Copy the data that follows, character for character, minus the pictures.

==== Material

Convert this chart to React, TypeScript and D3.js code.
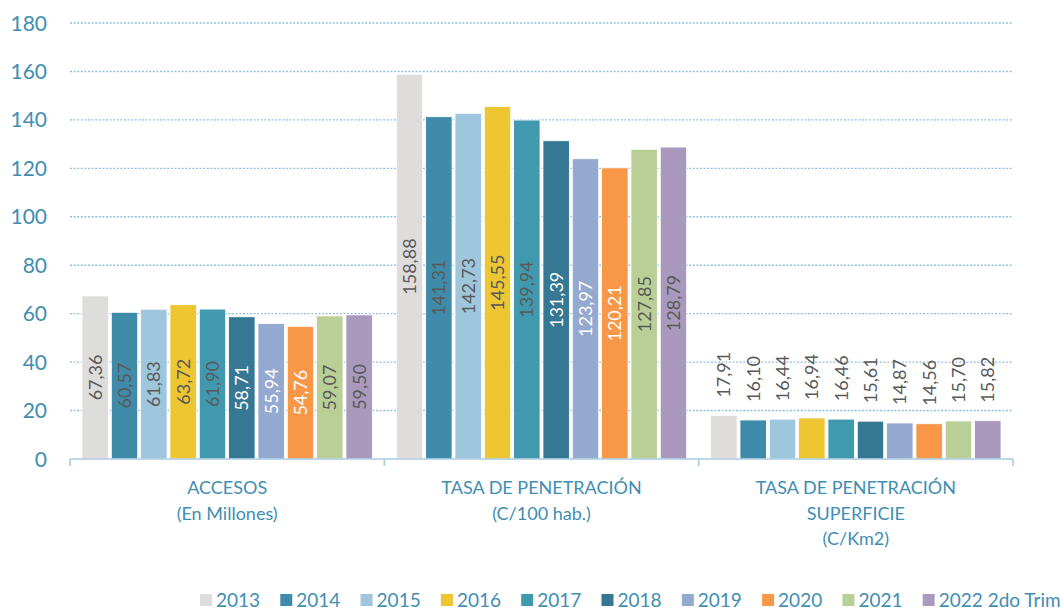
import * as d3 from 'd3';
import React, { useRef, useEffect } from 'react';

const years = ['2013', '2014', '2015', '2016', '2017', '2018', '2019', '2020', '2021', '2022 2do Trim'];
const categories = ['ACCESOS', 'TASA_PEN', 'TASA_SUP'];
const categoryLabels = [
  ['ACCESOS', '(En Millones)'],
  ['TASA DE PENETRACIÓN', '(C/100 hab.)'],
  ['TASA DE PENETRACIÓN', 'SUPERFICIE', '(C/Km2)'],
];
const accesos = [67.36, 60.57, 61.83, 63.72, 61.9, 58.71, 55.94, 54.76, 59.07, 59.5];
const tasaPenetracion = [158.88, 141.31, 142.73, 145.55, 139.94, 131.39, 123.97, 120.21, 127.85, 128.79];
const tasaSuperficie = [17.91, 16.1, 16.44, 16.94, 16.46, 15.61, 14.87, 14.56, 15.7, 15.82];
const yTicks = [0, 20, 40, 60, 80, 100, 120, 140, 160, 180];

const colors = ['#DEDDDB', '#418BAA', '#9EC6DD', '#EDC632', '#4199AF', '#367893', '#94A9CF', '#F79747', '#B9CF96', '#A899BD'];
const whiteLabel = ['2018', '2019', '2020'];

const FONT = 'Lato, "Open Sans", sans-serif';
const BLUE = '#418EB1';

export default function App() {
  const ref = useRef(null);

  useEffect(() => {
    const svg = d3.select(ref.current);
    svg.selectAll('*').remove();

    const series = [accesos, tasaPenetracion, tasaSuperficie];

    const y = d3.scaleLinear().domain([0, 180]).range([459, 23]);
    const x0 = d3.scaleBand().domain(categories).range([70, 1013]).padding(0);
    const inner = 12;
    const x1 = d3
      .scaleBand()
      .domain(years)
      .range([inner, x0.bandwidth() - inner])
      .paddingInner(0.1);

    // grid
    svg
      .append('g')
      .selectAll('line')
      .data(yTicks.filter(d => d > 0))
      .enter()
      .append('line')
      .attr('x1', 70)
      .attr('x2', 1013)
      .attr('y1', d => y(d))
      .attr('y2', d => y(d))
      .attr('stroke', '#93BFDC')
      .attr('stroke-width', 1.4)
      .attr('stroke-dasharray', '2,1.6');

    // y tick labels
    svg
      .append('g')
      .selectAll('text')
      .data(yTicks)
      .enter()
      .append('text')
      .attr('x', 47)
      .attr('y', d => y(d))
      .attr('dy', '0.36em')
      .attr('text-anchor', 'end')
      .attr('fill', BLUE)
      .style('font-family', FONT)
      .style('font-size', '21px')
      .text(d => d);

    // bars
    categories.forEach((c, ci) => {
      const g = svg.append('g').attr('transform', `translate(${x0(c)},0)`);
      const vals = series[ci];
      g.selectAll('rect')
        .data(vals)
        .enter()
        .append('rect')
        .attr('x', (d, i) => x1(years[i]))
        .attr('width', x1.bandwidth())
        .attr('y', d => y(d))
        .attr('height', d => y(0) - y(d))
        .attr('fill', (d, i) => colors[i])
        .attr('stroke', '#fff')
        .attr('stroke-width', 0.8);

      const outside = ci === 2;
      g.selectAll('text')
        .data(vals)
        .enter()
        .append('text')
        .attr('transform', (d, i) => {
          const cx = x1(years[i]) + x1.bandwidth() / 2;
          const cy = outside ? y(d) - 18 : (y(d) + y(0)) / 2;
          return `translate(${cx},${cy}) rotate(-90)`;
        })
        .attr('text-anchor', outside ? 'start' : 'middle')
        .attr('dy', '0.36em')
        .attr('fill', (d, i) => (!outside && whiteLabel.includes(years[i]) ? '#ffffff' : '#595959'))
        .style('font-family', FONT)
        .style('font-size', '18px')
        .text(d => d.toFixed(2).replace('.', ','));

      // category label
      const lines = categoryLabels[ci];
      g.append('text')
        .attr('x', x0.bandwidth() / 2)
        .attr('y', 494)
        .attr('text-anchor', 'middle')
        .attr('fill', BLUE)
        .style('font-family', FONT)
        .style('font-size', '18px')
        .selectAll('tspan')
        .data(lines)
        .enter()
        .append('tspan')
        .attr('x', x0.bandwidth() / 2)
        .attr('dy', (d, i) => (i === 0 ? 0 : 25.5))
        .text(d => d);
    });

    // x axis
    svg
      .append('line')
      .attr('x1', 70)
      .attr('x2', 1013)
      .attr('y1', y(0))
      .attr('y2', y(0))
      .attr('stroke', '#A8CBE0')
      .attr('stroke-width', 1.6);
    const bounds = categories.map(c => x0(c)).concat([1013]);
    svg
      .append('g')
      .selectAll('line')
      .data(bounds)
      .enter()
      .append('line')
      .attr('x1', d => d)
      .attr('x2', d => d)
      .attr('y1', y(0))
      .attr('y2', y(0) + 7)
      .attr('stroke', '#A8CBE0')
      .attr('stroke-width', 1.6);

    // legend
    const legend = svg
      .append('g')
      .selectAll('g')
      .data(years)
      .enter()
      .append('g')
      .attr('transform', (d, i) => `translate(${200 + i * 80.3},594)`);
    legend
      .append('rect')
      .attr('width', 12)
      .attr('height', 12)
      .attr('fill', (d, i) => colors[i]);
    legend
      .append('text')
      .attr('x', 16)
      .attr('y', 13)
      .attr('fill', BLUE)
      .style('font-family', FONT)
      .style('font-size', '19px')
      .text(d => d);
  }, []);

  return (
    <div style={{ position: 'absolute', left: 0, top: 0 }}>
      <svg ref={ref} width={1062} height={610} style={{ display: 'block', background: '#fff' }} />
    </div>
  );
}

========

§ Written response
Convert this chart to React, TypeScript and D3.js code.
import * as d3 from 'd3';
import React, { useRef, useEffect } from 'react';

const years = ['2013', '2014', '2015', '2016', '2017', '2018', '2019', '2020', '2021', '2022 2do Trim'];
const categories = ['ACCESOS', 'TASA_PEN', 'TASA_SUP'];
const categoryLabels = [
  ['ACCESOS', '(En Millones)'],
  ['TASA DE PENETRACIÓN', '(C/100 hab.)'],
  ['TASA DE PENETRACIÓN', 'SUPERFICIE', '(C/Km2)'],
];
const accesos = [67.36, 60.57, 61.83, 63.72, 61.9, 58.71, 55.94, 54.76, 59.07, 59.5];
const tasaPenetracion = [158.88, 141.31, 142.73, 145.55, 139.94, 131.39, 123.97, 120.21, 127.85, 128.79];
const tasaSuperficie = [17.91, 16.1, 16.44, 16.94, 16.46, 15.61, 14.87, 14.56, 15.7, 15.82];
const yTicks = [0, 20, 40, 60, 80, 100, 120, 140, 160, 180];

const colors = ['#DEDDDB', '#418BAA', '#9EC6DD', '#EDC632', '#4199AF', '#367893', '#94A9CF', '#F79747', '#B9CF96', '#A899BD'];
const whiteLabel = ['2018', '2019', '2020'];

const FONT = 'Lato, "Open Sans", sans-serif';
const BLUE = '#418EB1';

export default function App() {
  const ref = useRef(null);

  useEffect(() => {
    const svg = d3.select(ref.current);
    svg.selectAll('*').remove();

    const series = [accesos, tasaPenetracion, tasaSuperficie];

    const y = d3.scaleLinear().domain([0, 180]).range([459, 23]);
    const x0 = d3.scaleBand().domain(categories).range([70, 1013]).padding(0);
    const inner = 12;
    const x1 = d3
      .scaleBand()
      .domain(years)
      .range([inner, x0.bandwidth() - inner])
      .paddingInner(0.1);

    // grid
    svg
      .append('g')
      .selectAll('line')
      .data(yTicks.filter(d => d > 0))
      .enter()
      .append('line')
      .attr('x1', 70)
      .attr('x2', 1013)
      .attr('y1', d => y(d))
      .attr('y2', d => y(d))
      .attr('stroke', '#93BFDC')
      .attr('stroke-width', 1.4)
      .attr('stroke-dasharray', '2,1.6');

    // y tick labels
    svg
      .append('g')
      .selectAll('text')
      .data(yTicks)
      .enter()
      .append('text')
      .attr('x', 47)
      .attr('y', d => y(d))
      .attr('dy', '0.36em')
      .attr('text-anchor', 'end')
      .attr('fill', BLUE)
      .style('font-family', FONT)
      .style('font-size', '21px')
      .text(d => d);

    // bars
    categories.forEach((c, ci) => {
      const g = svg.append('g').attr('transform', `translate(${x0(c)},0)`);
      const vals = series[ci];
      g.selectAll('rect')
        .data(vals)
        .enter()
        .append('rect')
        .attr('x', (d, i) => x1(years[i]))
        .attr('width', x1.bandwidth())
        .attr('y', d => y(d))
        .attr('height', d => y(0) - y(d))
        .attr('fill', (d, i) => colors[i])
        .attr('stroke', '#fff')
        .attr('stroke-width', 0.8);

      const outside = ci === 2;
      g.selectAll('text')
        .data(vals)
        .enter()
        .append('text')
        .attr('transform', (d, i) => {
          const cx = x1(years[i]) + x1.bandwidth() / 2;
          const cy = outside ? y(d) - 18 : (y(d) + y(0)) / 2;
          return `translate(${cx},${cy}) rotate(-90)`;
        })
        .attr('text-anchor', outside ? 'start' : 'middle')
        .attr('dy', '0.36em')
        .attr('fill', (d, i) => (!outside && whiteLabel.includes(years[i]) ? '#ffffff' : '#595959'))
        .style('font-family', FONT)
        .style('font-size', '18px')
        .text(d => d.toFixed(2).replace('.', ','));

      // category label
      const lines = categoryLabels[ci];
      g.append('text')
        .attr('x', x0.bandwidth() / 2)
        .attr('y', 494)
        .attr('text-anchor', 'middle')
        .attr('fill', BLUE)
        .style('font-family', FONT)
        .style('font-size', '18px')
        .selectAll('tspan')
        .data(lines)
        .enter()
        .append('tspan')
        .attr('x', x0.bandwidth() / 2)
        .attr('dy', (d, i) => (i === 0 ? 0 : 25.5))
        .text(d => d);
    });

    // x axis
    svg
      .append('line')
      .attr('x1', 70)
      .attr('x2', 1013)
      .attr('y1', y(0))
      .attr('y2', y(0))
      .attr('stroke', '#A8CBE0')
      .attr('stroke-width', 1.6);
    const bounds = categories.map(c => x0(c)).concat([1013]);
    svg
      .append('g')
      .selectAll('line')
      .data(bounds)
      .enter()
      .append('line')
      .attr('x1', d => d)
      .attr('x2', d => d)
      .attr('y1', y(0))
      .attr('y2', y(0) + 7)
      .attr('stroke', '#A8CBE0')
      .attr('stroke-width', 1.6);

    // legend
    const legend = svg
      .append('g')
      .selectAll('g')
      .data(years)
      .enter()
      .append('g')
      .attr('transform', (d, i) => `translate(${200 + i * 80.3},594)`);
    legend
      .append('rect')
      .attr('width', 12)
      .attr('height', 12)
      .attr('fill', (d, i) => colors[i]);
    legend
      .append('text')
      .attr('x', 16)
      .attr('y', 13)
      .attr('fill', BLUE)
      .style('font-family', FONT)
      .style('font-size', '19px')
      .text(d => d);
  }, []);

  return (
    <div style={{ position: 'absolute', left: 0, top: 0 }}>
      <svg ref={ref} width={1062} height={610} style={{ display: 'block', background: '#fff' }} />
    </div>
  );
}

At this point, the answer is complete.